Find the number of lines containing the string "this" in the data. Answer with the number by itself.

* _Extracted information_
──────────────────────────────

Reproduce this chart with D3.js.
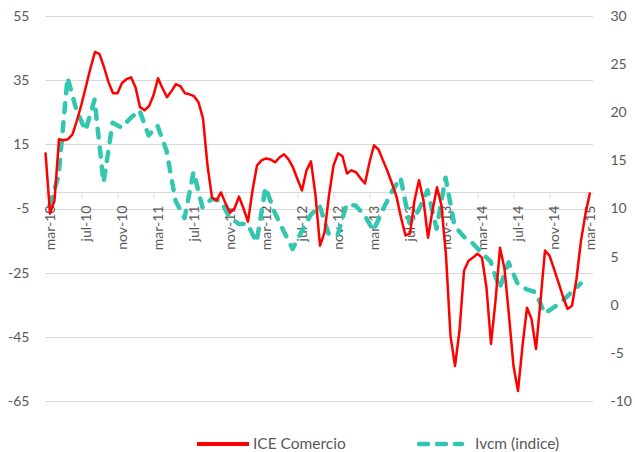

──────────────────────────────

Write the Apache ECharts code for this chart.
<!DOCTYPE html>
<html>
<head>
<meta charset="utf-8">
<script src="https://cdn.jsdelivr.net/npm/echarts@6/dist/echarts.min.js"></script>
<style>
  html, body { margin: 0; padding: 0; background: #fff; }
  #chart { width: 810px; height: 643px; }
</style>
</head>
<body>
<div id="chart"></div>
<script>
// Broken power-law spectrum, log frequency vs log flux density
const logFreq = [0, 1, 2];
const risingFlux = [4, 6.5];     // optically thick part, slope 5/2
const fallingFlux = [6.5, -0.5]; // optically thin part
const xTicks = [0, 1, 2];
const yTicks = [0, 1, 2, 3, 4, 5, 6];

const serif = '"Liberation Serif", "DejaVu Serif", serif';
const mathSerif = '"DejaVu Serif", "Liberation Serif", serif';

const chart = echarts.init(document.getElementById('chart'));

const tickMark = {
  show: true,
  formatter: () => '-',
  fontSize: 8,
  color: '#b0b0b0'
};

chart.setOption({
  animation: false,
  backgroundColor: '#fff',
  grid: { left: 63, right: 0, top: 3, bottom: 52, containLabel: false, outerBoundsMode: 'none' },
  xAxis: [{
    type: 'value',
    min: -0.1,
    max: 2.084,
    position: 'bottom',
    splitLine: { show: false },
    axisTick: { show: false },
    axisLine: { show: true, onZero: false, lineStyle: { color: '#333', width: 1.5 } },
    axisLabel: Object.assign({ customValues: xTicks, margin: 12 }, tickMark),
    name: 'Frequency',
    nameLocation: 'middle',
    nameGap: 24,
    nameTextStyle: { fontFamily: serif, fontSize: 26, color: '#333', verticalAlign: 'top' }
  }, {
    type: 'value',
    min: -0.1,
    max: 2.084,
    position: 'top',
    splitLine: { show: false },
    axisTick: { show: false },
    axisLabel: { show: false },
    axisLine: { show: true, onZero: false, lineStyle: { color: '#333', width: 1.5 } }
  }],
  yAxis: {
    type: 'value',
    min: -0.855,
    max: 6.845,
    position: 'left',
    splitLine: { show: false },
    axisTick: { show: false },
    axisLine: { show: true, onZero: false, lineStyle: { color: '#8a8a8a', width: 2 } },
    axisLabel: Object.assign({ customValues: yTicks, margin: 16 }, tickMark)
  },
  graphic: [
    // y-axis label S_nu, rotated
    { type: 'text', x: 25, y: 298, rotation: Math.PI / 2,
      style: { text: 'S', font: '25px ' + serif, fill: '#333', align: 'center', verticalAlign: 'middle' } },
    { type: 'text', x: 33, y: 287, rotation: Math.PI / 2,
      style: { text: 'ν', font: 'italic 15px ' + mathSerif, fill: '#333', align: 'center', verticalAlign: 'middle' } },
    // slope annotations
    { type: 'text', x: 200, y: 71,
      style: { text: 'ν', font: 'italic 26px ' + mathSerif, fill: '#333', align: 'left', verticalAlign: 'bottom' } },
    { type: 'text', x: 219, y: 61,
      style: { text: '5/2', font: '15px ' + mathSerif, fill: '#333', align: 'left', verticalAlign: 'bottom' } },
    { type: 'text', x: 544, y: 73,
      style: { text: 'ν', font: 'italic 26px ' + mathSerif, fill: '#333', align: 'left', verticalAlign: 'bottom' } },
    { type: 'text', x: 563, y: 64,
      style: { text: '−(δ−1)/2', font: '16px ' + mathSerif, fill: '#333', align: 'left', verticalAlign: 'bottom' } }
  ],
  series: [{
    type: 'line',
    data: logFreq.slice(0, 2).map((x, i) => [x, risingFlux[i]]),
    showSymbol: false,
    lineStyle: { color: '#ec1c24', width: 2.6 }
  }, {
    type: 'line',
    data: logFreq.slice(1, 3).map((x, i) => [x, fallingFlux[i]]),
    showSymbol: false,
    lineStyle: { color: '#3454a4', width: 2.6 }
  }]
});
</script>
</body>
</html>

──────────────────────────────

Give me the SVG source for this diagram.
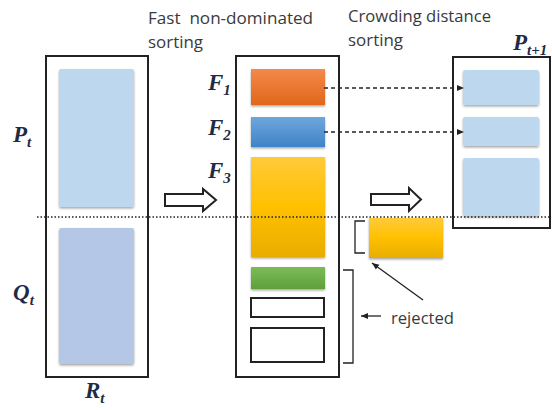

──────────────────────────────

* _Output of the task_
3